*Exercise objective:* Where a line contains the word "React", copy that line in full.

(Dataset entries)
begin
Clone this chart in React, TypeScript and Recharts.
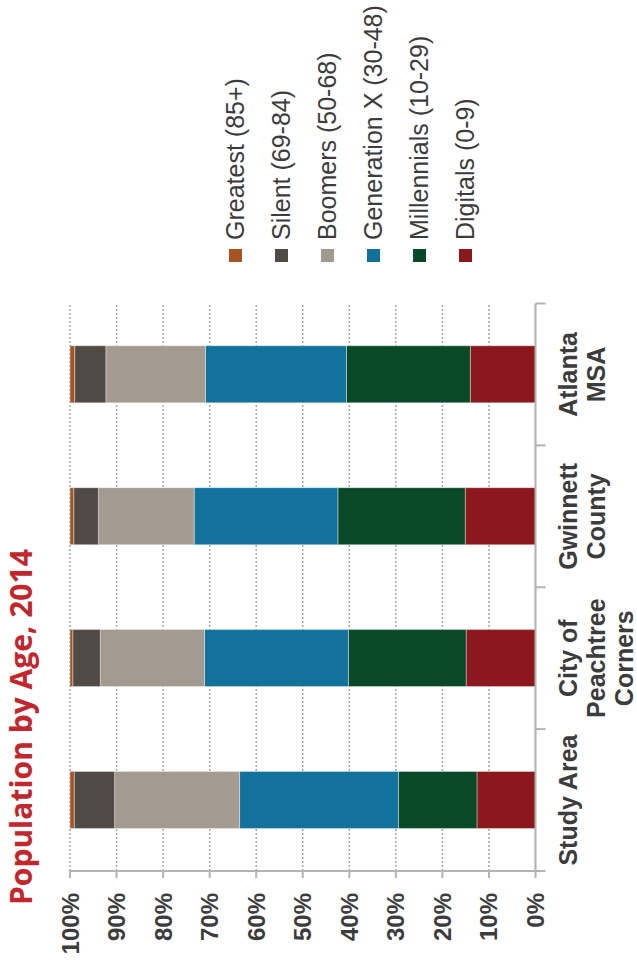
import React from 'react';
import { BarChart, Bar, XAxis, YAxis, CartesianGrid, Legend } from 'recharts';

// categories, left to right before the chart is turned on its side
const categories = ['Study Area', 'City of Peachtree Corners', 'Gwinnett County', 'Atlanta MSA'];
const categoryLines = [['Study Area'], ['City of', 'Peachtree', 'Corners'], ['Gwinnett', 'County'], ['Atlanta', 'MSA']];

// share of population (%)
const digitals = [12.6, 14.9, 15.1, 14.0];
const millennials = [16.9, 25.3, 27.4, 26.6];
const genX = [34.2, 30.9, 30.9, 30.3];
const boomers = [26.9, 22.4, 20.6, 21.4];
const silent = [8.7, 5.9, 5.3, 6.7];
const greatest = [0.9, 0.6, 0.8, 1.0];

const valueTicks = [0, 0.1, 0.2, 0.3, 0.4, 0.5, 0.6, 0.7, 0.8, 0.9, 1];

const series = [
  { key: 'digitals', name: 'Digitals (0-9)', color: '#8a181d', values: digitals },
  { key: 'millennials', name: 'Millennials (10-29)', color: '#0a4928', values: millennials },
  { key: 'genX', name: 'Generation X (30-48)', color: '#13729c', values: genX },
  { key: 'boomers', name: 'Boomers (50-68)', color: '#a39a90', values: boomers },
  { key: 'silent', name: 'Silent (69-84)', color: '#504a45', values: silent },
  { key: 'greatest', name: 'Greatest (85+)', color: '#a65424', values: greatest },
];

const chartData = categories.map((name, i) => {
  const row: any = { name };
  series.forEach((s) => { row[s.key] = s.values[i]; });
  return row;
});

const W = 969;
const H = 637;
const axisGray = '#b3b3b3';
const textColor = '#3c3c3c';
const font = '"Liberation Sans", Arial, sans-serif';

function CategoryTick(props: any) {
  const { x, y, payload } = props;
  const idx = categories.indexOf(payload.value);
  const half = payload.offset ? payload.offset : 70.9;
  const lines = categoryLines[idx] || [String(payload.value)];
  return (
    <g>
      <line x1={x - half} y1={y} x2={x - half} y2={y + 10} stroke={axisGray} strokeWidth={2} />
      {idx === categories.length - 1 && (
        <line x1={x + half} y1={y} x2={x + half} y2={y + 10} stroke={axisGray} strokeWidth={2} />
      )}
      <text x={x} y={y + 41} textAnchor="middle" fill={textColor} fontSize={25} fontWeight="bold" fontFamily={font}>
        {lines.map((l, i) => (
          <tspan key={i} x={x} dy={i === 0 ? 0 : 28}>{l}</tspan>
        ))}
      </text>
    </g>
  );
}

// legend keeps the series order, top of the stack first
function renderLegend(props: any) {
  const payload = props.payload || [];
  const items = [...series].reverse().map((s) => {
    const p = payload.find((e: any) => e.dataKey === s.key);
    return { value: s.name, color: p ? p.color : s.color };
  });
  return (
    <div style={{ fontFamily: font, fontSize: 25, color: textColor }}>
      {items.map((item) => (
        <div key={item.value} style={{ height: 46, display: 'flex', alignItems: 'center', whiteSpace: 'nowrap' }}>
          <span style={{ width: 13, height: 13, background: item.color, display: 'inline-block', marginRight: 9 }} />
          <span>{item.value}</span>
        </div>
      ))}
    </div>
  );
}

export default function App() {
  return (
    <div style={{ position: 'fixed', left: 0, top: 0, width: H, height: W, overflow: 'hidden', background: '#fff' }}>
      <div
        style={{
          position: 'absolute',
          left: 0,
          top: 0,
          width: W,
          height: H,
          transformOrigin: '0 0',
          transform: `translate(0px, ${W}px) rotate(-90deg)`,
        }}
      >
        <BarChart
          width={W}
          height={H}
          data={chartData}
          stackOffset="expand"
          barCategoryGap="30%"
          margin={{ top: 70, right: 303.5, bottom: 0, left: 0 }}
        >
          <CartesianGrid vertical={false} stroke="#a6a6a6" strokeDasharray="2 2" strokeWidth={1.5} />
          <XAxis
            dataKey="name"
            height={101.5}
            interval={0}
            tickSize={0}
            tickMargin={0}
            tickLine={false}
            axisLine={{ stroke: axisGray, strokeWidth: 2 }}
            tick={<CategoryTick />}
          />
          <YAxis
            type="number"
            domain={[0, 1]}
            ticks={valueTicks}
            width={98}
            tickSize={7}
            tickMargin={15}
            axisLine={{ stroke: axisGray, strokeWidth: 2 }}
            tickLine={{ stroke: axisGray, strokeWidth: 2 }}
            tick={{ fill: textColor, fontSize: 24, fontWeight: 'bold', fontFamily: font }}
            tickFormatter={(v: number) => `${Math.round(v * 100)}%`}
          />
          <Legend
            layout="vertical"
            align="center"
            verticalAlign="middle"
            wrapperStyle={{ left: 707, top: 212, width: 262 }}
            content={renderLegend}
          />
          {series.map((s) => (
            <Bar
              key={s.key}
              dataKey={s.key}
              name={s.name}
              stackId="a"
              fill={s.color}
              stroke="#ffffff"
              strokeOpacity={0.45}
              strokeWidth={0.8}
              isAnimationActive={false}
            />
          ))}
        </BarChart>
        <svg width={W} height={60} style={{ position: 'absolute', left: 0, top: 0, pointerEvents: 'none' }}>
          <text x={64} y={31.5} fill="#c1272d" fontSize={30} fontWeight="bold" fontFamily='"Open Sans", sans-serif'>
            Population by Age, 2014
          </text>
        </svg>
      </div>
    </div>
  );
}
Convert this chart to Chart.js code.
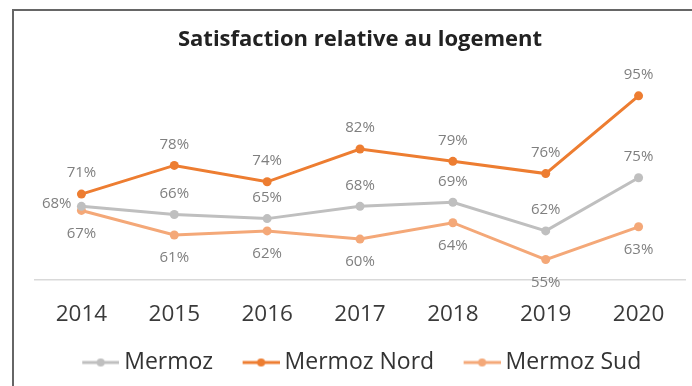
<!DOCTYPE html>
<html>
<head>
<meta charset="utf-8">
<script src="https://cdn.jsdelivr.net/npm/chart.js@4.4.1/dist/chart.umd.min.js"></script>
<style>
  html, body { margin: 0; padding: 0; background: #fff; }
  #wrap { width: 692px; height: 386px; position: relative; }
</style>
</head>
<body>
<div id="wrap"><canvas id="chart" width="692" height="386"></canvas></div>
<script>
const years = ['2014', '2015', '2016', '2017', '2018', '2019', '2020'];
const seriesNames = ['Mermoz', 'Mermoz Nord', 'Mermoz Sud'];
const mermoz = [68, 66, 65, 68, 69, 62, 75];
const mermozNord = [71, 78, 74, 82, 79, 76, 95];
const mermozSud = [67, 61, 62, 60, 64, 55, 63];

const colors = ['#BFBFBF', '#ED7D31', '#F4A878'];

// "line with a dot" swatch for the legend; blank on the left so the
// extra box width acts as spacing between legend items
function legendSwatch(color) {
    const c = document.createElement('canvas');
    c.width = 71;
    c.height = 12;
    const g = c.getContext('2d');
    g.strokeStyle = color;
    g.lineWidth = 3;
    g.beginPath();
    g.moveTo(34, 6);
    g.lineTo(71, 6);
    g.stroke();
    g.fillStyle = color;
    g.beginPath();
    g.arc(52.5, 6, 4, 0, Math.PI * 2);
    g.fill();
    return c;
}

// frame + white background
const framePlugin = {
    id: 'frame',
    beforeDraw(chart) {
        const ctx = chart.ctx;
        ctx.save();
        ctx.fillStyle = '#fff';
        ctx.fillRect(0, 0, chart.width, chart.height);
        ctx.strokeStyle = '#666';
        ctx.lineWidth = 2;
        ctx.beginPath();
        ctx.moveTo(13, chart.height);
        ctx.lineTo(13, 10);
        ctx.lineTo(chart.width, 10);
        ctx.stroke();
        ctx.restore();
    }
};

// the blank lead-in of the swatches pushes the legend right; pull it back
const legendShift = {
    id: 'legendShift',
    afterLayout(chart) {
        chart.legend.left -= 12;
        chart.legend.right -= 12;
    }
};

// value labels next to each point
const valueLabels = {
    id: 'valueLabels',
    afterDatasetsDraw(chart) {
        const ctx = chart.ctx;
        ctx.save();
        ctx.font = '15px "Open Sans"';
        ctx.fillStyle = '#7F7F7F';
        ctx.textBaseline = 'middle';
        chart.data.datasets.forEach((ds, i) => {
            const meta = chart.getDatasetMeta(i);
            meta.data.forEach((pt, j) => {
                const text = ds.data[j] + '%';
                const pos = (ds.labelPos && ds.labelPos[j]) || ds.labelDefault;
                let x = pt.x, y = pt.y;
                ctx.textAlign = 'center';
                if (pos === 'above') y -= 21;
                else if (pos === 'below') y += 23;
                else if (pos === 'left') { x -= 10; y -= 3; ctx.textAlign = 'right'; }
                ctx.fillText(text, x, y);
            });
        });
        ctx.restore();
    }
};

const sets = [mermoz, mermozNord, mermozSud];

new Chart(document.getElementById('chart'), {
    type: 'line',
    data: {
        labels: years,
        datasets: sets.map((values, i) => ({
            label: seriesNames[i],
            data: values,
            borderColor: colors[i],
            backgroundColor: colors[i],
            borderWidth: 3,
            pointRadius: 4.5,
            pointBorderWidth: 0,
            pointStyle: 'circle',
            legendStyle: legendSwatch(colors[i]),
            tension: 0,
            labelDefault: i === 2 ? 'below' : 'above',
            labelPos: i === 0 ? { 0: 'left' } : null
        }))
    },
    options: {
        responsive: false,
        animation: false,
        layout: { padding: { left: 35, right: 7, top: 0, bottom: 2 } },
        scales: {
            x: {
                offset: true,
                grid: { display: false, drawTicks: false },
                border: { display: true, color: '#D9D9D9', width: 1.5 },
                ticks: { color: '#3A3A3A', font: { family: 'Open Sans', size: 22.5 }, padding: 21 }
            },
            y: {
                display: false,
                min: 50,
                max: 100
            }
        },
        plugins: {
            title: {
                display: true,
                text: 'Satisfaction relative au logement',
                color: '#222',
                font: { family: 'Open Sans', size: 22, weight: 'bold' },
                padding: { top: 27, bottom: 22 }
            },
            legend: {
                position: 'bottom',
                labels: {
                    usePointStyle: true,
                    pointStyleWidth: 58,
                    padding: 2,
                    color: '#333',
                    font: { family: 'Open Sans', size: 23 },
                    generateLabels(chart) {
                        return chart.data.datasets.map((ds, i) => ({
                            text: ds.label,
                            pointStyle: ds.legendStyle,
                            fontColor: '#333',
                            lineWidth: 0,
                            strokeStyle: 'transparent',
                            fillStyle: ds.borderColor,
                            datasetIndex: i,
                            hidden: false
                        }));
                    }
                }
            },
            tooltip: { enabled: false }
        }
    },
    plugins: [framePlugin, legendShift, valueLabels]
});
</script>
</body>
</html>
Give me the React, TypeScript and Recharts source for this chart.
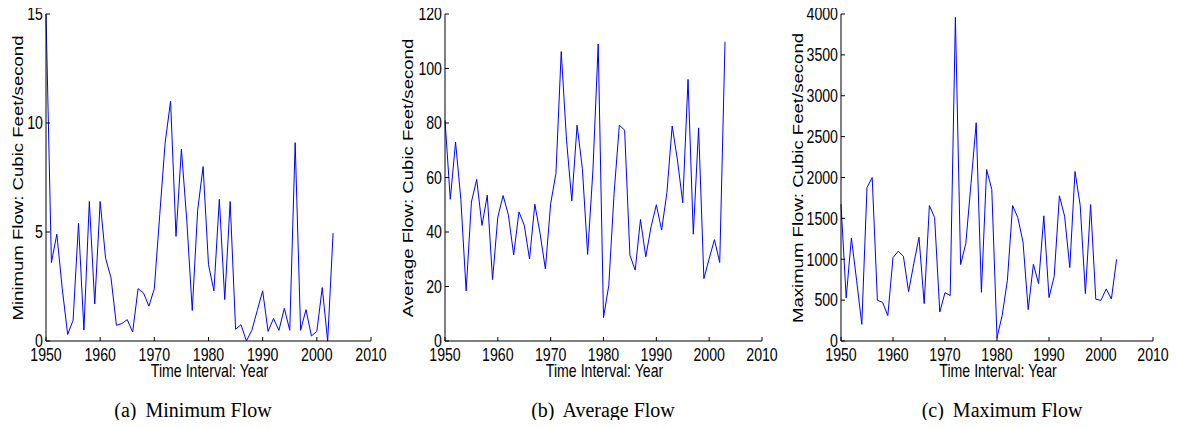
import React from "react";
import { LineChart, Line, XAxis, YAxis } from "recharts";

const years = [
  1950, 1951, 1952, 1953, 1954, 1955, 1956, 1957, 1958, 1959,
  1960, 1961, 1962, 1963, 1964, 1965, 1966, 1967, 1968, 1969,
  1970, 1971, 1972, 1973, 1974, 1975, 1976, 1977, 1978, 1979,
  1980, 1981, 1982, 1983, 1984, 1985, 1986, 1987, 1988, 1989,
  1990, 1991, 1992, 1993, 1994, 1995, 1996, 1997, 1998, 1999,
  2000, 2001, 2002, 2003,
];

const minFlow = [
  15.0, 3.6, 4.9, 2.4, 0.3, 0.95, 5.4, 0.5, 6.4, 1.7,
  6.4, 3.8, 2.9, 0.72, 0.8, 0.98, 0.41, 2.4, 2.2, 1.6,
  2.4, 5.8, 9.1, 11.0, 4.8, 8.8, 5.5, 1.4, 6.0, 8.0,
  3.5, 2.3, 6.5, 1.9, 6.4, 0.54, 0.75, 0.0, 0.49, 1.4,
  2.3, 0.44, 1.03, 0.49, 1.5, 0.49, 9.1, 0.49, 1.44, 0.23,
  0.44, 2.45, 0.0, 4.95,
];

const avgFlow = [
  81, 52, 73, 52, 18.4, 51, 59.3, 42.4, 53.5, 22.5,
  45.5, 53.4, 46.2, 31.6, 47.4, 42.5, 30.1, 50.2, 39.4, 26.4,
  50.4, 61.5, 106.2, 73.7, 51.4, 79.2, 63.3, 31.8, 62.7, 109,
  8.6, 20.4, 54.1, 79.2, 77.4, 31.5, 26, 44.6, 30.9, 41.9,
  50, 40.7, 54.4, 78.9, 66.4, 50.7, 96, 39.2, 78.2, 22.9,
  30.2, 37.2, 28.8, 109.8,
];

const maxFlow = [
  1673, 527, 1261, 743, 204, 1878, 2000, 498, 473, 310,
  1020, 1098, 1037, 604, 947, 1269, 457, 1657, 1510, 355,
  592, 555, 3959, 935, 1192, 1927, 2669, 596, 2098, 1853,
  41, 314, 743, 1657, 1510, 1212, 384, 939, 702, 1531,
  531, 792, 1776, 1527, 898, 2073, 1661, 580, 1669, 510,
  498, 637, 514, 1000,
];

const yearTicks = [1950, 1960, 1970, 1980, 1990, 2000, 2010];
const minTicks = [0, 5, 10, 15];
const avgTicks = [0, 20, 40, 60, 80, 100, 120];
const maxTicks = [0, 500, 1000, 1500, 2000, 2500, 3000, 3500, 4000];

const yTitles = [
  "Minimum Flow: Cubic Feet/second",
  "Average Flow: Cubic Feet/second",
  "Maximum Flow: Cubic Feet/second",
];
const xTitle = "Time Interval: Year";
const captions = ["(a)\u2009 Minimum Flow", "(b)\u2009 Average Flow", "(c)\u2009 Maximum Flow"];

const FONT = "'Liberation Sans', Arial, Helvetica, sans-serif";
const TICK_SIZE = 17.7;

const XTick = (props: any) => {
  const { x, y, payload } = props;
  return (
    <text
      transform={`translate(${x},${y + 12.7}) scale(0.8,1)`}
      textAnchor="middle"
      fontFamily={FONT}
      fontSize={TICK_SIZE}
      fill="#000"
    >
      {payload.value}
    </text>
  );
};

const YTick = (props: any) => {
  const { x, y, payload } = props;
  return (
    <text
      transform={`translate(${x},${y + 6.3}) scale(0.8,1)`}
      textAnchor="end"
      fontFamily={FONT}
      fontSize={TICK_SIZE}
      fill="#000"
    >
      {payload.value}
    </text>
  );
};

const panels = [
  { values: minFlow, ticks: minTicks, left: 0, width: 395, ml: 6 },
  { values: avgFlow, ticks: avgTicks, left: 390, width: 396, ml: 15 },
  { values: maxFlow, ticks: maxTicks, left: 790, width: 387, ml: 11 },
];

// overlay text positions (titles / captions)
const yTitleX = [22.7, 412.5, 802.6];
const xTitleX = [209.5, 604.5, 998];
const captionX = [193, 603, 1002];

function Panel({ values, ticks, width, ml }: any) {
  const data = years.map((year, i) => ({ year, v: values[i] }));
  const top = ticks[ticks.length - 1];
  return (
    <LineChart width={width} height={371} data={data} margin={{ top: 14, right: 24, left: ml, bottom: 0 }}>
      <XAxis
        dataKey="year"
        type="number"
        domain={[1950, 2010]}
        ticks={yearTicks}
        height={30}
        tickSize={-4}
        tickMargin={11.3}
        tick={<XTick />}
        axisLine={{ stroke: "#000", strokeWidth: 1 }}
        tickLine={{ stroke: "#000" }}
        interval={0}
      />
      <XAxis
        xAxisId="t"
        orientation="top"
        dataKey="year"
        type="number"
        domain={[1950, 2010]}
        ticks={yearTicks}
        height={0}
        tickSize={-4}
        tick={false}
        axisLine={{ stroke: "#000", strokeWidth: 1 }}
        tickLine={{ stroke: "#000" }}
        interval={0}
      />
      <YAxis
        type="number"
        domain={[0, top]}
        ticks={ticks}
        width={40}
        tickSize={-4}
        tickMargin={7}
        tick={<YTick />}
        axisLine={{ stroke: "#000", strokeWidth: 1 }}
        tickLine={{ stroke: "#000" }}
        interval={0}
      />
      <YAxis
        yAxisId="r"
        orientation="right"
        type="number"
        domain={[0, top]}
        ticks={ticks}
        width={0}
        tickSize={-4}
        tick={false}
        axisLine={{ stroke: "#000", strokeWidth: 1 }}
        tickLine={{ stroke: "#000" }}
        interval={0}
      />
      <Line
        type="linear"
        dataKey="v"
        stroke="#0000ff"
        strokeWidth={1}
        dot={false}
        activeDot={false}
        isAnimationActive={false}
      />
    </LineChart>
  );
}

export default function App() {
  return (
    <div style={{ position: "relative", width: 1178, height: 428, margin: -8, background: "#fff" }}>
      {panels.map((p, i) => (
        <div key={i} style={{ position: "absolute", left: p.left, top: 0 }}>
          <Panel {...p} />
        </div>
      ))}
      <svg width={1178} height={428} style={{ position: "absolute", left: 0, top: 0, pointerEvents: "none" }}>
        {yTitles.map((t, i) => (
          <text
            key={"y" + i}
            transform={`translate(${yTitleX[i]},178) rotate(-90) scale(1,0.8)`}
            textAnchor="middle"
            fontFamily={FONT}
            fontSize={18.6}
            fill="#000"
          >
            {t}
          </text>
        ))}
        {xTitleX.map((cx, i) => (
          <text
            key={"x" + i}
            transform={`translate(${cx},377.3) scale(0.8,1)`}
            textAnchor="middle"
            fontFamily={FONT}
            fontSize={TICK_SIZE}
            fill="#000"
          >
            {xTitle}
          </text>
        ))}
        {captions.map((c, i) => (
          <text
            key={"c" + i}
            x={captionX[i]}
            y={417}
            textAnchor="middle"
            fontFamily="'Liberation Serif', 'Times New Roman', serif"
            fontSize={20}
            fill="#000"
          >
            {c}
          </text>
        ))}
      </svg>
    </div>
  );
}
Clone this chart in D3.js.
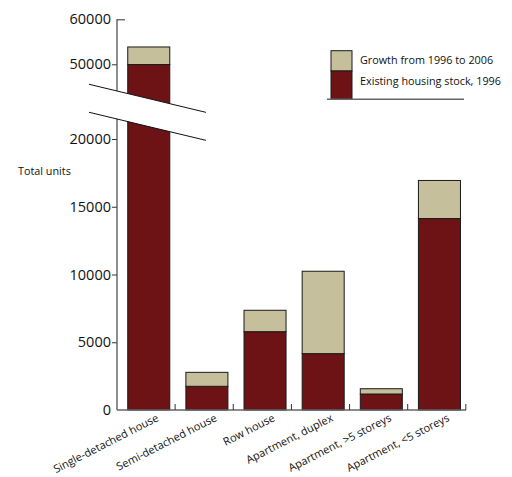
end
*Exercise response:*
Clone this chart in React, TypeScript and Recharts.
import React from 'react';
Give me the React, TypeScript and Recharts source for this chart.
import React from "react";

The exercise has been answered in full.